大奥 2023 医療編
2023年10月3日、ドラマ10『大奥 season2』が放送開始されました。
前編にあたる田沼意次と青沼の物語を見終えました。徳川吉宗から赤面疱瘡撲滅を託された田沼意次(當真あみ→松下奈緒)が平賀源内(鈴木杏)、長崎から来た日蘭ハーフの青沼(吾作 村雨辰剛)と共に取り組むもの陰謀に巻き込まれてゆく展開を見せてくれました。
感想
まさに適役でした。田沼意次の松下奈緒(仲間由紀恵が演じるかと思いました)、鈴木杏の平賀源内、玉置玲央の黒木が原作から飛び出し、それ以上の演技を見せました。特に青沼を村雨辰剛、松平定信を安達祐実、徳川治済を仲間由紀恵が夫々、原作をより忠実かつより現実感をもたせました。
青沼を演じた村雨辰剛は本業が庭師ですが俳優としての顔を見せ、『カムカムエヴリバディ』や『わげもん』等にも出演し『どうする家康』ではウィリアム・アダムス(三浦按針)役で登場予定です。村雨辰剛はスウェーデン出身で日本で庭師となり帰化した経歴を持ちます。そういえば江戸中期、スウェーデンの植物学者カール・トゥーンベリが出島に滞在し青沼を育てた吉田耕牛ら蘭学者に影響を与えました。不思議な縁を感じます。日本とスウェーデンは僅かながら18世紀から繋がっていたのですね。日本でのスウェーデン人といえば田沼意次と同時期に存命していたハンス・アクセル・フォン・フェルゼンを思い浮かべます。

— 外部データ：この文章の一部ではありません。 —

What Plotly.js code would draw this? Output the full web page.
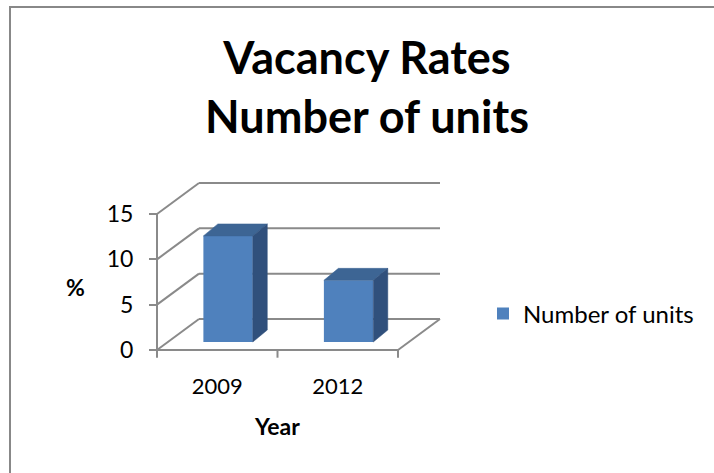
<!DOCTYPE html>
<html>
<head>
<meta charset="utf-8">
<script src="https://cdn.plot.ly/plotly-3.0.1.min.js"></script>
<style>html,body{margin:0;padding:0;background:#fff;}#chart{width:714px;height:473px;}</style>
</head>
<body>
<div id="chart"></div>
<script>
// ---- data ----
var years = ['2009', '2012'];
var vacancy = [11.7, 6.8];
var seriesName = 'Number of units';
var yTicks = [0, 5, 10, 15];
var chartTitle = 'Vacancy Rates<br>Number of units';
var xTitle = 'Year';
var yTitle = '%';

// ---- geometry (styling / projection constants) ----
var W = 714, H = 473;
var mL = 150, mR = 264, mT = 178, mB = 112;
var plotW = W - mL - mR, plotH = H - mT - mB;
var pxPerX = 120.5, pxPerY = 136 / 15;
var xRange = [-(7 / pxPerX), plotW / pxPerX - 7 / pxPerX];
var yRange = [-(11 / pxPerY), plotH / pxPerY - 11 / pxPerY];
var DX = 42 / pxPerX, DY = 31 / pxPerY;       // full floor depth
var frac = 8 / 31;                               // bar front-face depth
var barW = 0.41;
var bdx = 14.5 / pxPerX, bdy = 12 / pxPerY;     // bar own depth
var gridColor = '#8a8a8a', gridW = 2;
var frontColor = '#4F81BD', topColor = '#3D6594', sideColor = '#30507C';
var FONT = 'Lato, "Open Sans", sans-serif';

var nCat = years.length;
var centers = years.map(function (_, i) { return i + 0.5; });
var barX = centers.map(function (c) { return c + frac * DX; });
var base0 = frac * DY;
var yMax = yTicks[yTicks.length - 1];

function px2paperX(p) { return (p - mL) / plotW; }
function px2paperY(p) { return (H - mB - p) / plotH; }

var shapes = [];
function seg(x0, y0, x1, y1) {
  shapes.push({type: 'line', xref: 'x', yref: 'y', x0: x0, y0: y0, x1: x1, y1: y1,
    layer: 'below', line: {color: gridColor, width: gridW}});
}
// back wall gridlines + left wall diagonals
yTicks.forEach(function (v) {
  seg(DX, DY + v, nCat + DX, DY + v);
  seg(0, v, DX, DY + v);
});
// floor front edge and right edge
seg(0, 0, nCat, 0);
seg(nCat, 0, nCat + DX, DY);
// front vertical axis line
seg(0, 0, 0, yMax);
// category tick marks on floor edge
for (var i = 0; i <= nCat; i++) seg(i, 0, i, -0.85);

// chart border (left and top)
shapes.push({type: 'line', xref: 'paper', yref: 'paper', x0: px2paperX(10), x1: px2paperX(10),
  y0: px2paperY(7), y1: px2paperY(H + 2), line: {color: '#888', width: 2}});
shapes.push({type: 'line', xref: 'paper', yref: 'paper', x0: px2paperX(9), x1: px2paperX(W + 2),
  y0: px2paperY(7), y1: px2paperY(7), line: {color: '#888', width: 2}});

var traces = [];
traces.push({
  type: 'bar', name: seriesName, x: barX, y: vacancy, base: base0, width: barW,
  marker: {color: frontColor, line: {width: 0}}, hoverinfo: 'skip', showlegend: true
});
vacancy.forEach(function (v, i) {
  var xl = barX[i] - barW / 2, xr = barX[i] + barW / 2, top = base0 + v;
  traces.push({type: 'scatter', mode: 'lines', fill: 'toself', fillcolor: topColor,
    line: {width: 0.5, color: topColor}, hoverinfo: 'skip', showlegend: false,
    x: [xl, xr, xr + bdx, xl + bdx, xl], y: [top, top, top + bdy, top + bdy, top]});
  traces.push({type: 'scatter', mode: 'lines', fill: 'toself', fillcolor: sideColor,
    line: {width: 0.5, color: sideColor}, hoverinfo: 'skip', showlegend: false,
    x: [xr, xr + bdx, xr + bdx, xr, xr], y: [base0, base0 + bdy, top + bdy, top, base0]});
});

var layout = {
  width: W, height: H,
  margin: {l: mL, r: mR, t: mT, b: mB, pad: 0},
  paper_bgcolor: '#fff', plot_bgcolor: 'rgba(0,0,0,0)',
  font: {family: FONT, color: '#000'},
  title: {text: chartTitle, xref: 'container', x: 367 / W, xanchor: 'center',
    yref: 'container', y: 1 - 74 / H, yanchor: 'top',
    font: {family: FONT, size: 45, weight: 'bold', color: '#000'}},
  xaxis: {range: xRange, showgrid: false, zeroline: false, showline: false,
    tickvals: centers, ticktext: years, ticks: '', ticklabelstandoff: 10,
    tickfont: {family: FONT, size: 22, color: '#000'}, fixedrange: true},
  yaxis: {range: yRange, showgrid: false, zeroline: false, showline: false,
    anchor: 'free', position: 7 / plotW,
    tickvals: yTicks, ticks: 'outside', ticklen: 8, tickwidth: 2, tickcolor: gridColor,
    ticklabelstandoff: 11,
    tickfont: {family: FONT, size: 23, color: '#000'}, fixedrange: true},
  shapes: shapes,
  showlegend: true,
  legend: {x: px2paperX(483), xanchor: 'left', y: px2paperY(314), yanchor: 'middle',
    font: {family: FONT, size: 24, color: '#000'}, bgcolor: 'rgba(0,0,0,0)'},
  annotations: [
    {text: yTitle, xref: 'paper', yref: 'paper', x: px2paperX(75), y: px2paperY(287),
      xanchor: 'center', yanchor: 'middle', showarrow: false,
      font: {family: FONT, size: 23, weight: 'bold', color: '#000'}},
    {text: xTitle, xref: 'paper', yref: 'paper', x: px2paperX(277), y: px2paperY(426),
      xanchor: 'center', yanchor: 'middle', showarrow: false,
      font: {family: FONT, size: 23, weight: 'bold', color: '#000'}}
  ]
};

Plotly.newPlot('chart', traces, layout, {displayModeBar: false, staticPlot: true});
</script>
</body>
</html>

話をそれてしまい『大奥』に戻ります。鈴木杏の平賀源内ははまり役で誰が見ても男(失礼)にしか見えない姿でした。青沼も間違えるのもうなづけます。讃岐に生まれ武家女性としての生き方に疑問を感じ弟の死で男装し本学者として生きる決心をしたところが描かれています。女性故に蘭学を学ぶのが禁じられその悔しさと田沼から蘭学を学ぶことが解禁され喜ぶ場面を鈴木杏は表現しました。作品での平賀源内を際立たせたのが暴漢に襲われ梅毒に感染し平賀源内では無くなると恐怖に襲われ青沼に泣きつくシーンです。平賀源内の生き様、喜怒哀楽がここに凝縮されると言っても過言ではないでしょうか。
過去の大奥物に出演したことのある仲間由紀恵と安達祐実は一橋家当主・徳川治済と白河藩主・松平定信を演じるのも必然と言えるでしょう。治済の策略と知らず田沼意次に憎悪を向ける定信を安達祐実は見事に演じています。